- [Exercise task] For the entries below, copy exactly the line that contains "Reproduce this chart with matplotlib." through the line that contains "plt.rcParams['font.family'] = ['Liberation", both ends included, and exclude all pictures.

- [Input for this task]
---+---

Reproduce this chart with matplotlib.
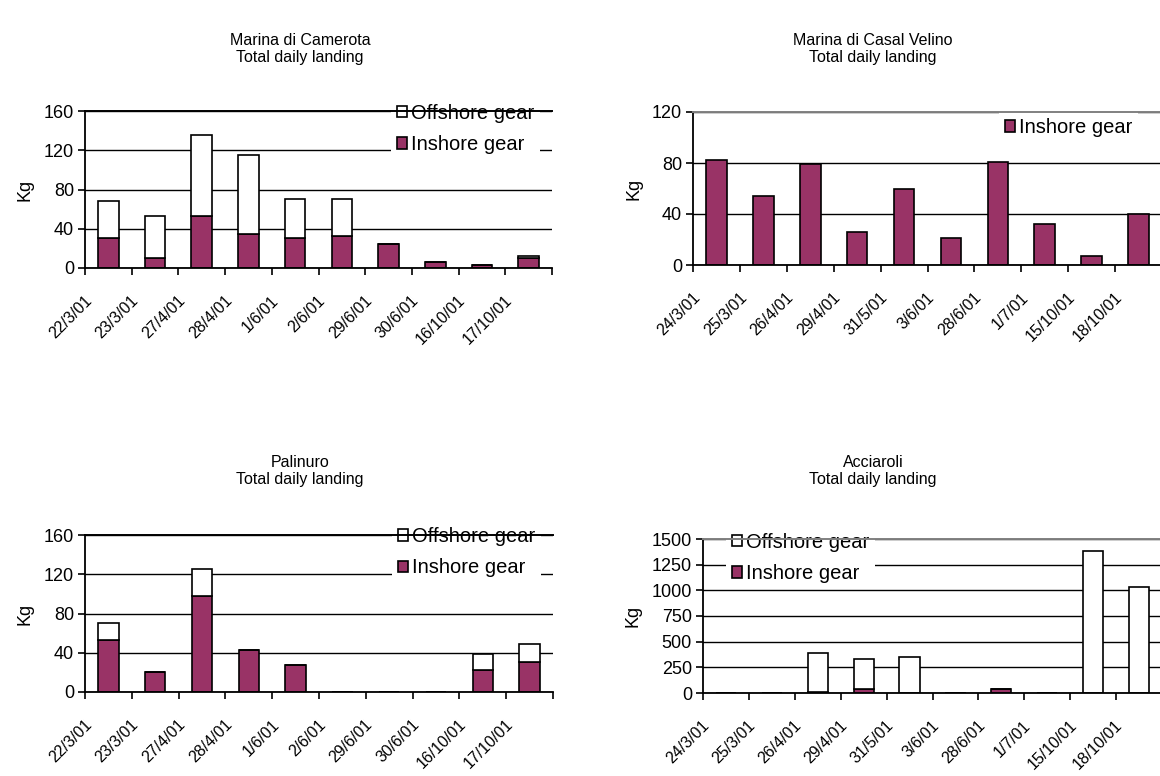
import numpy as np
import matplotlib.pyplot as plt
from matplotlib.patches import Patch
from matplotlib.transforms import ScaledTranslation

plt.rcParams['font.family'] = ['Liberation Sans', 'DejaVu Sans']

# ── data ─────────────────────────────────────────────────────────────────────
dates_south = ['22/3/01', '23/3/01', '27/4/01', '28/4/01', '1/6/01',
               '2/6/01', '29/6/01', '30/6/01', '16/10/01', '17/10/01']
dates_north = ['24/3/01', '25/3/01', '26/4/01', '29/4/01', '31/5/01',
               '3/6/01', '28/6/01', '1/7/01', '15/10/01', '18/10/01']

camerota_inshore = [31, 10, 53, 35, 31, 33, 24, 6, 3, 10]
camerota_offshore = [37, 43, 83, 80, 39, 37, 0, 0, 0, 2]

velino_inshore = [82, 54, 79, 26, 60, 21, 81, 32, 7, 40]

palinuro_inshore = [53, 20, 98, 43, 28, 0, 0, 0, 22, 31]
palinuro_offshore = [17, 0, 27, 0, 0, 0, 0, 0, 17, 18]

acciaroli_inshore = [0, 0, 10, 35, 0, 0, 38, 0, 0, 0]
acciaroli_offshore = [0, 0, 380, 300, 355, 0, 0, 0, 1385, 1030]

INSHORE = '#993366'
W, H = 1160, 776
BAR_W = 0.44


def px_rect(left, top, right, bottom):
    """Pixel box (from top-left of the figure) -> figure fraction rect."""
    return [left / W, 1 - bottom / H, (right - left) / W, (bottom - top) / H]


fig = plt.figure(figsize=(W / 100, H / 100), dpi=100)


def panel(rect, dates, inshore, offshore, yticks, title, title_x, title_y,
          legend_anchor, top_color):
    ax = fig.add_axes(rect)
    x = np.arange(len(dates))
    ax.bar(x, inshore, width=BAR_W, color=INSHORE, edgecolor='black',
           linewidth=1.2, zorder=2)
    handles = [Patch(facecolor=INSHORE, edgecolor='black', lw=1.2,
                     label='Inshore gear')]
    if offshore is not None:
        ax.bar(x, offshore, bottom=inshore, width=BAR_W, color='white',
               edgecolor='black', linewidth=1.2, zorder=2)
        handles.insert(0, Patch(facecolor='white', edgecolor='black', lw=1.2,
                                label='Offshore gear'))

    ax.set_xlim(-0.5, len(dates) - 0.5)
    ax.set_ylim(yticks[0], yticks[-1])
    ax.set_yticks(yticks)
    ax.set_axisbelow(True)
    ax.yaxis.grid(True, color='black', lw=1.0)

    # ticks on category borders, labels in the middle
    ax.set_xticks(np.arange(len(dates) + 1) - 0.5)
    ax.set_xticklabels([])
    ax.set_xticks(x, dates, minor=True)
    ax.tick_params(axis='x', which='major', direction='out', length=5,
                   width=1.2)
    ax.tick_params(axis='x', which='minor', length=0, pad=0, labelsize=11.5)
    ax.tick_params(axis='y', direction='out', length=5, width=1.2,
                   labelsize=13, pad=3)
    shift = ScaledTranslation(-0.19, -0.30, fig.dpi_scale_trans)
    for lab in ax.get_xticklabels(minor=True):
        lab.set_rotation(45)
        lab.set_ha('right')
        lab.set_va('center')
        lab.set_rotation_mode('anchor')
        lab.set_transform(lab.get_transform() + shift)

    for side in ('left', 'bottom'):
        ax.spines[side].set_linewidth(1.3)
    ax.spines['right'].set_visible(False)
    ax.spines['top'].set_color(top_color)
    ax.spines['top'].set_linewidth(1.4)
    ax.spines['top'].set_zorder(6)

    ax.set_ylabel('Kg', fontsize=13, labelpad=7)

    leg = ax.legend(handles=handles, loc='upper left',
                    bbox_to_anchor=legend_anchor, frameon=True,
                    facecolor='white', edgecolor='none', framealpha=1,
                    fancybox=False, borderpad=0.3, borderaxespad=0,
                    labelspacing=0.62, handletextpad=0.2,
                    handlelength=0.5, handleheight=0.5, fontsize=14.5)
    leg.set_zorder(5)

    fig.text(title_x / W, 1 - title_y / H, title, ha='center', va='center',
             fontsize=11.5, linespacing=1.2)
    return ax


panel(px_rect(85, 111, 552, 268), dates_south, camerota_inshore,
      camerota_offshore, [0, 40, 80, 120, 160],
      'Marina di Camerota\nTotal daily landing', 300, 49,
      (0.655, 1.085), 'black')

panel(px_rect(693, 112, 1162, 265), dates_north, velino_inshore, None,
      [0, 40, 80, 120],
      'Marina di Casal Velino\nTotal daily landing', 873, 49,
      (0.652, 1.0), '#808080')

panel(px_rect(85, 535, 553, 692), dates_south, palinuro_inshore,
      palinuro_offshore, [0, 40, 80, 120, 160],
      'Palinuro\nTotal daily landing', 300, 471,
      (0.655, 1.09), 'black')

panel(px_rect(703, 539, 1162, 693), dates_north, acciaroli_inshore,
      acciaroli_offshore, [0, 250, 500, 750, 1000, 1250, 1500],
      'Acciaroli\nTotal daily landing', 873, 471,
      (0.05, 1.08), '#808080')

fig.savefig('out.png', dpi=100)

---+---

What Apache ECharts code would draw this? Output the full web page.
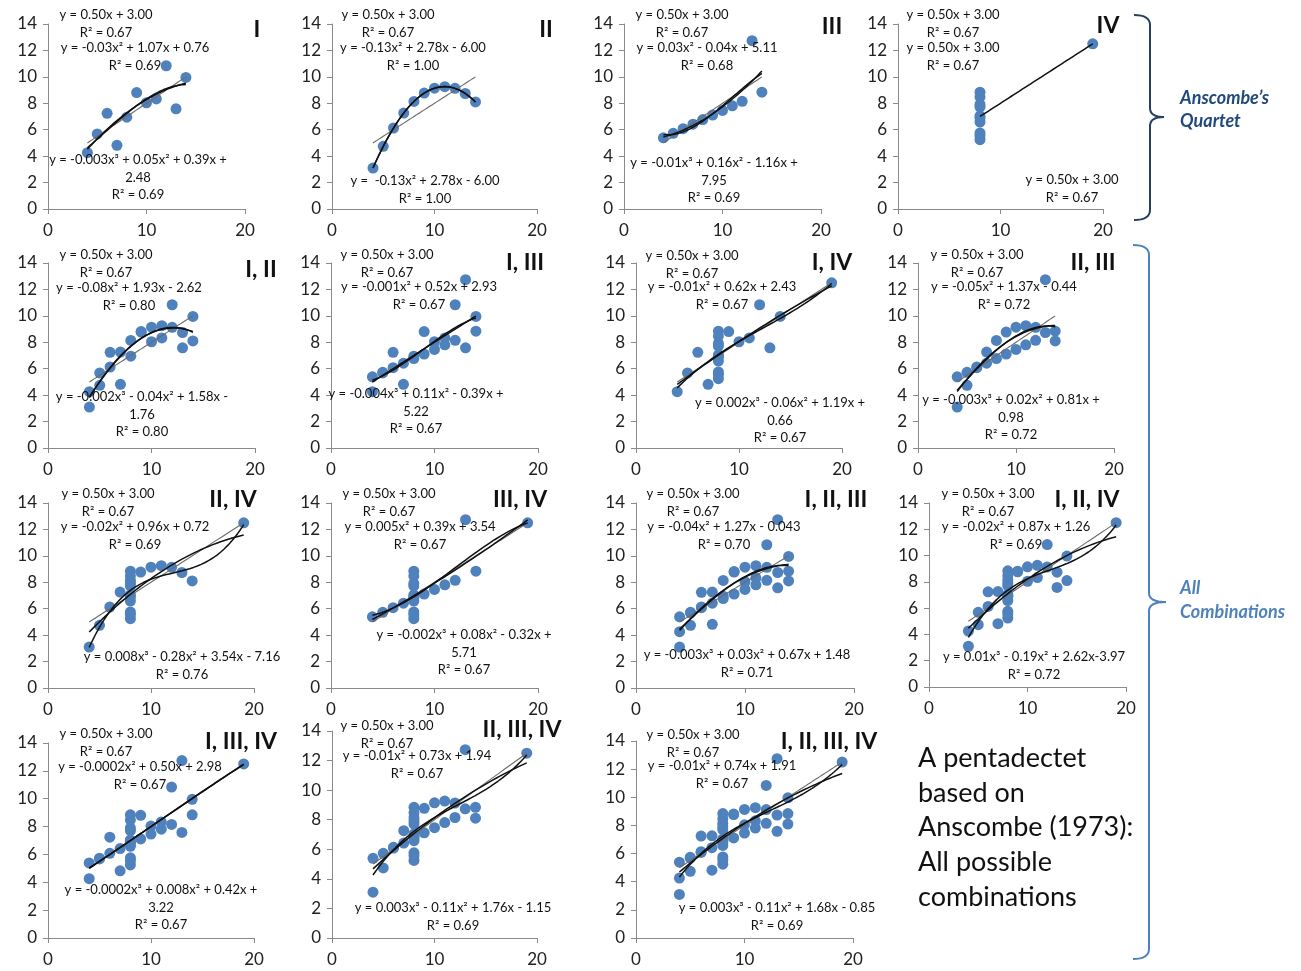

---+---

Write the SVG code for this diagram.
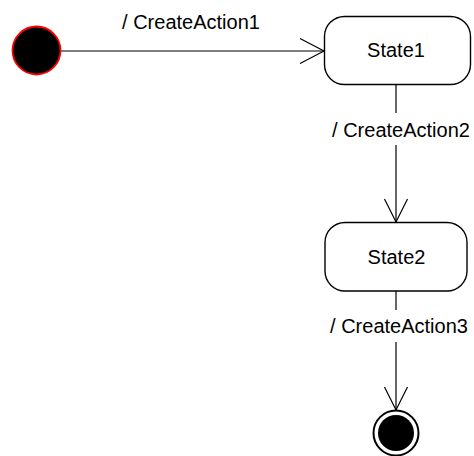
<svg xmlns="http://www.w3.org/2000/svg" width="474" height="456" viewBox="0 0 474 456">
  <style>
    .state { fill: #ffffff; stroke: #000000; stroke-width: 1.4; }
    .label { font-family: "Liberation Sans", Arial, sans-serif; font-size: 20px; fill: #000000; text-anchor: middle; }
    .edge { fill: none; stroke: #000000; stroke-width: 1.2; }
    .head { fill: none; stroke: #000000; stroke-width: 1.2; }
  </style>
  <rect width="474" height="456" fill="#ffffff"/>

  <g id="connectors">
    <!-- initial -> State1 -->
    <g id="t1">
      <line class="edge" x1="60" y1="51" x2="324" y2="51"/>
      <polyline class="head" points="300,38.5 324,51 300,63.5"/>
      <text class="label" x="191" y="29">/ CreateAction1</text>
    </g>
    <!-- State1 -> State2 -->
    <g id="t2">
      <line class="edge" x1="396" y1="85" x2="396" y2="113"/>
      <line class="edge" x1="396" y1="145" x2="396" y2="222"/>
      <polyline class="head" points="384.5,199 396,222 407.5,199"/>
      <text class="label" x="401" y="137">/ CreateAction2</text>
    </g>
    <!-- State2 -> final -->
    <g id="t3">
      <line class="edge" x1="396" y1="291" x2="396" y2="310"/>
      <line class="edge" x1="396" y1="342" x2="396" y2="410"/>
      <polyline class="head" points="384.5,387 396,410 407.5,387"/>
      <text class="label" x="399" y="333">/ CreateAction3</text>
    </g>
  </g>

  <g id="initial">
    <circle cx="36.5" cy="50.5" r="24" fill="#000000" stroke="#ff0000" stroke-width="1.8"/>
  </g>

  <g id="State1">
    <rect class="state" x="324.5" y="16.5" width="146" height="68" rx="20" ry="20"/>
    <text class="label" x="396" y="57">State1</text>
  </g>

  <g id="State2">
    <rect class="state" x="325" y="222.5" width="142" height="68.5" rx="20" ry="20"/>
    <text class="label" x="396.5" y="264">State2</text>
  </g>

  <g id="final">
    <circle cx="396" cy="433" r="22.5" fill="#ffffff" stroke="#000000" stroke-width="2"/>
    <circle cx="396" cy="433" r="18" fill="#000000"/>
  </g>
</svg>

---+---

- [Task response]
Reproduce this chart with matplotlib.
import numpy as np
import matplotlib.pyplot as plt
from matplotlib.patches import Patch
from matplotlib.transforms import ScaledTranslation

plt.rcParams['font.family'] = ['Liberation Sans', 'DejaVu Sans']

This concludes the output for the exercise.